The Artifice Girl’s core conceit is left opaque in festival programme blurbs, but it becomes clear as soon as main character Garreth (Ritch) is introduced as an effects artist specialising in synthetic humans (in an amusing aside clearly aimed at Rogue One and other recent Star Wars dodginess), and the issue of catfishing child predators is brought up in conjunction with that. Garreth, brought in for questioning by a pair of special agents, has developed an advanced CGI simulacrum of a ten-year-old girl, “Cherry,” with the sole purpose of luring in online pedophiles and delivering them to the authorities – and the authorities want in on its development. That on its own spawns its own ethical dilemmas, but the story quickly takes turns that push it further into the realm of science fiction – and into what I’ll scientifically refer to as “the squick zone”.
Following in the footsteps of the underrated Steve Jobs, The Artifice Girl plays out over just three scenes of twenty to forty minutes each, separated in time by decades. Unlike that hugely-budgeted film, this one takes place mostly in a single dingy room with a handful of characters.
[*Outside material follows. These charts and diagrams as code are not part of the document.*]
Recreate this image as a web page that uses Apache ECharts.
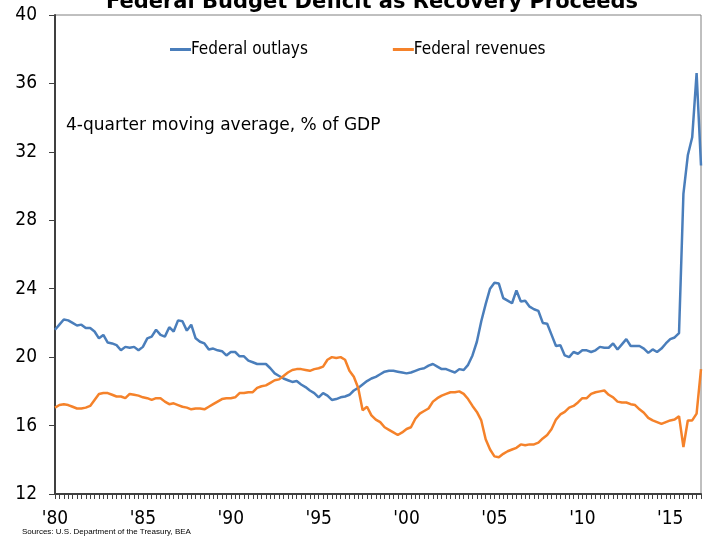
<!DOCTYPE html>
<html>
<head>
<meta charset="utf-8">
<script src="https://cdn.jsdelivr.net/npm/echarts@6/dist/echarts.min.js"></script>
<style>
html,body{margin:0;padding:0;background:#fff;}
#chart{width:706px;height:537px;}
</style>
</head>
<body>
<div id="chart"></div>
<script>
// Quarterly categories 1980Q1 .. 2016Q4
const years = [1980,1981,1982,1983,1984,1985,1986,1987,1988,1989,1990,1991,1992,1993,1994,1995,1996,1997,1998,1999,2000,2001,2002,2003,2004,2005,2006,2007,2008,2009,2010,2011,2012,2013,2014,2015,2016];
const quarters = ['Q1','Q2','Q3','Q4'];
const categories = [];
years.forEach(y => quarters.forEach(q => categories.push(y + q)));

const tickYears = [1980,1985,1990,1995,2000,2005,2010,2015];
const tickLabels = ["'80","'85","'90","'95","'00","'05","'10","'15"];

const outlays = [
21.6,21.9,22.2,22.15,22.0,21.85,21.9,21.7,21.7,21.5,
21.1,21.3,20.85,20.8,20.7,20.4,20.6,20.55,20.6,20.4,
20.6,21.1,21.2,21.6,21.3,21.2,21.75,21.5,22.15,22.1,
21.55,21.9,21.1,20.9,20.8,20.45,20.5,20.4,20.35,20.1,
20.3,20.3,20.05,20.05,19.8,19.7,19.6,19.6,19.6,19.35,
19.05,18.9,18.75,18.65,18.55,18.6,18.4,18.25,18.05,17.9,
17.65,17.9,17.75,17.5,17.55,17.65,17.7,17.8,18.05,18.2,
18.4,18.6,18.75,18.85,19.0,19.15,19.2,19.2,19.15,19.1,
19.05,19.1,19.2,19.3,19.35,19.5,19.6,19.45,19.3,19.3,
19.2,19.1,19.3,19.25,19.55,20.1,20.9,22.1,23.1,24.0,
24.35,24.3,23.45,23.3,23.15,23.9,23.25,23.3,22.95,22.8,
22.7,22.0,21.95,21.3,20.65,20.7,20.1,20.0,20.3,20.2,
20.4,20.4,20.3,20.4,20.6,20.55,20.55,20.8,20.45,20.75,
21.05,20.65,20.65,20.65,20.5,20.25,20.45,20.3,20.5,20.8,
21.05,21.15,21.4,29.55,31.8,32.85,36.6,31.2
];

const revenues = [
17.05,17.2,17.25,17.2,17.1,17.0,17.0,17.05,17.15,17.5,
17.85,17.9,17.9,17.8,17.7,17.7,17.6,17.85,17.8,17.75,
17.65,17.6,17.5,17.6,17.6,17.4,17.25,17.3,17.2,17.1,
17.05,16.95,17.0,17.0,16.95,17.1,17.25,17.4,17.55,17.6,
17.6,17.65,17.9,17.9,17.95,17.95,18.2,18.3,18.35,18.5,
18.65,18.7,18.9,19.1,19.25,19.3,19.3,19.25,19.2,19.3,
19.35,19.45,19.85,20.0,19.95,20.0,19.85,19.2,18.85,18.2,
16.9,17.1,16.6,16.35,16.2,15.9,15.75,15.6,15.45,15.6,
15.8,15.9,16.4,16.7,16.85,17.0,17.4,17.6,17.75,17.85,
17.95,17.95,18.0,17.85,17.55,17.15,16.8,16.3,15.2,14.6,
14.2,14.15,14.35,14.5,14.6,14.7,14.9,14.85,14.9,14.9,
15.0,15.25,15.45,15.8,16.35,16.65,16.8,17.05,17.15,17.35,
17.6,17.6,17.85,17.95,18.0,18.05,17.8,17.65,17.4,17.35,
17.35,17.25,17.2,16.95,16.75,16.45,16.3,16.2,16.1,16.2,
16.3,16.35,16.55,14.75,16.3,16.3,16.7,19.3
];

const yMin = 12, yMax = 40, yStep = 4;

const FONT = 'DejaVu Sans';
const FONT_C = 'DejaVu Sans Condensed';
const labelMap = {};
tickYears.forEach((y, i) => { labelMap[y + 'Q1'] = tickLabels[i]; });

const chart = echarts.init(document.getElementById('chart'), null, {renderer: 'canvas'});
chart.setOption({
  animation: false,
  backgroundColor: '#ffffff',
  title: {
    text: 'Federal Budget Deficit as Recovery Proceeds',
    left: 367, top: -13, textAlign: 'center',
    textStyle: {fontFamily: FONT, fontWeight: 'bold', fontSize: 21, color: '#000'}
  },
  legend: {
    left: 170, top: 41, padding: 0,
    itemWidth: 21, itemHeight: 3, itemGap: 85,
    icon: 'rect',
    textStyle: {fontFamily: FONT_C, fontSize: 17, color: '#000', padding: [0,0,0,-5]},
    data: ['Federal outlays', 'Federal revenues']
  },
  grid: {
    left: 55, right: 5, top: 15, bottom: 43,
    show: true, borderColor: '#808080', borderWidth: 1, backgroundColor: 'transparent'
  },
  graphic: [
    {type: 'text', left: 66, top: 117,
     style: {text: '4-quarter moving average, % of GDP', font: '17px "' + FONT + '"', fill: '#000'}},
    {type: 'text', left: 22, top: 528,
     style: {text: 'Sources: U.S. Department of the Treasury, BEA', font: '8px "Liberation Sans"', fill: '#000'}}
  ],
  xAxis: {
    type: 'category',
    data: categories,
    boundaryGap: false,
    axisLine: {lineStyle: {color: '#404040', width: 2}},
    axisTick: {show: true, interval: 0, length: 5, lineStyle: {color: '#404040'}},
    axisLabel: {
      interval: 0, margin: 16,
      fontFamily: FONT_C, fontSize: 19, color: '#000',
      formatter: v => labelMap[v] || ''
    },
    splitLine: {show: false}
  },
  yAxis: {
    type: 'value',
    min: yMin, max: yMax, interval: yStep,
    axisLine: {show: true, lineStyle: {color: '#404040', width: 2}},
    axisTick: {show: true, length: 6, lineStyle: {color: '#404040'}},
    axisLabel: {margin: 18, fontFamily: FONT_C, fontSize: 19, color: '#000'},
    splitLine: {show: false}
  },
  series: [
    {name: 'Federal outlays', type: 'line', data: outlays, showSymbol: false,
     lineStyle: {color: '#4A7EBB', width: 2.5}, itemStyle: {color: '#4A7EBB'}},
    {name: 'Federal revenues', type: 'line', data: revenues, showSymbol: false,
     lineStyle: {color: '#F5822A', width: 2.5}, itemStyle: {color: '#F5822A'}}
  ]
});
</script>
</body>
</html>
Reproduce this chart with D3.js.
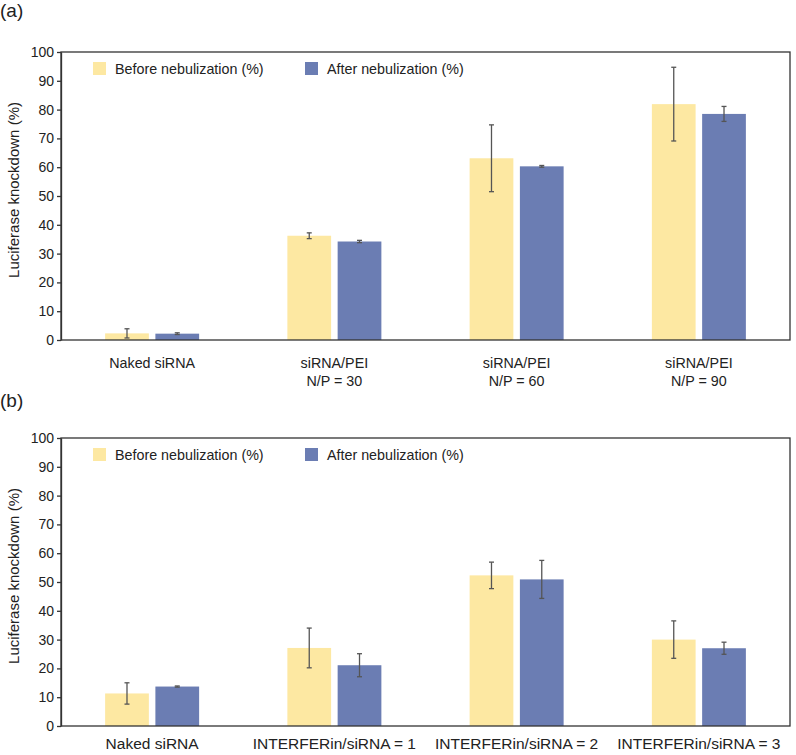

As a result, it plays out much like a stage production – I’d love to see or even direct such a thing – with each scene bearing its own shape and structure, tension and release, setup and payoff. Though Ritch does his damnedest to light, shoot, and edit his film with a variety of cinematic techniques to enhance the storytelling, ultimately its success or failure lies in the script and the performances.
Acting in a film like this – one where the script mostly consists of ethical debates – is a challenge. On the page, the characters read as vehicles for their approaches to the film’s issues. Yet, Ritch and his cast manage to imbue their roles with just enough touches of character to elevate them above the mouthpieces they could easily have been. Ritch, leading his own movie, delivers just the right single-minded intensity for his intelligent, vengeful character, while supports Sinda Nichols and David Girard pepper their own monologues with tiny quirks to remind us that they, too, are human. Special mention must be made of young actress Tatum Matthews, who as Cherry tackles one of the most complex and difficult characters in recent memory. Not only must she play a character forced into the middle of this ethical dilemma; she has to do so in a way that believably straddles the line between present-day speech-synthesis tech, futuristic AI, and actual humanity. Coupled with what I suspect is some deft dialogue editing behind the scenes, it’s a remarkable performance.
Despite its tendency towards illustrating everything via dialogue, The Artifice Girl still manages to be truly disconcerting in a surprisingly visceral way. Indeed, the lack of detail about Cherry’s targets and what she does to catch them means the audience is left to imagine the horror of such a scenario, and her status as a digital construct doesn’t make it any easier to swallow. Though the film’s middle act leans into debates that have already been thoroughly explored in sci-fi, the mere fact of its subject material puts a new spin on some old ideas – especially as the more personal side of the story emerges later on. Different audiences will react in vastly different ways to this film, and isn’t that a mark of a work that’s pushing interesting buttons?
The Artifice Girl is a textbook case of a small movie with big ideas – the kind of movie I love to see, and the kind of movie I want to eventually make. In its 80-odd minutes, it touches on policing overreach, vigilantism, revenge, privacy violations, consent, sentience, free will, personal purpose, work/life balance, the cycle of abuse, inherited trauma, the relative safety of online and offline worlds, the right to choose, and straight-up the future of humanity. A horrifying spiritual sequel to A.I.: Artificial Intelligence, Andrew Niccol’s S1m0ne, and Star Trek: The Next Generation’s “The Measure Of A Man”, it’s an exceptionally clever film asking questions we haven’t had to consider yet – but at some point, likely will. If you thought the ethics of what’s being researched at Boston Dynamics and ILM were unsettling before, wait until The Artifice Girl creeps into your brain.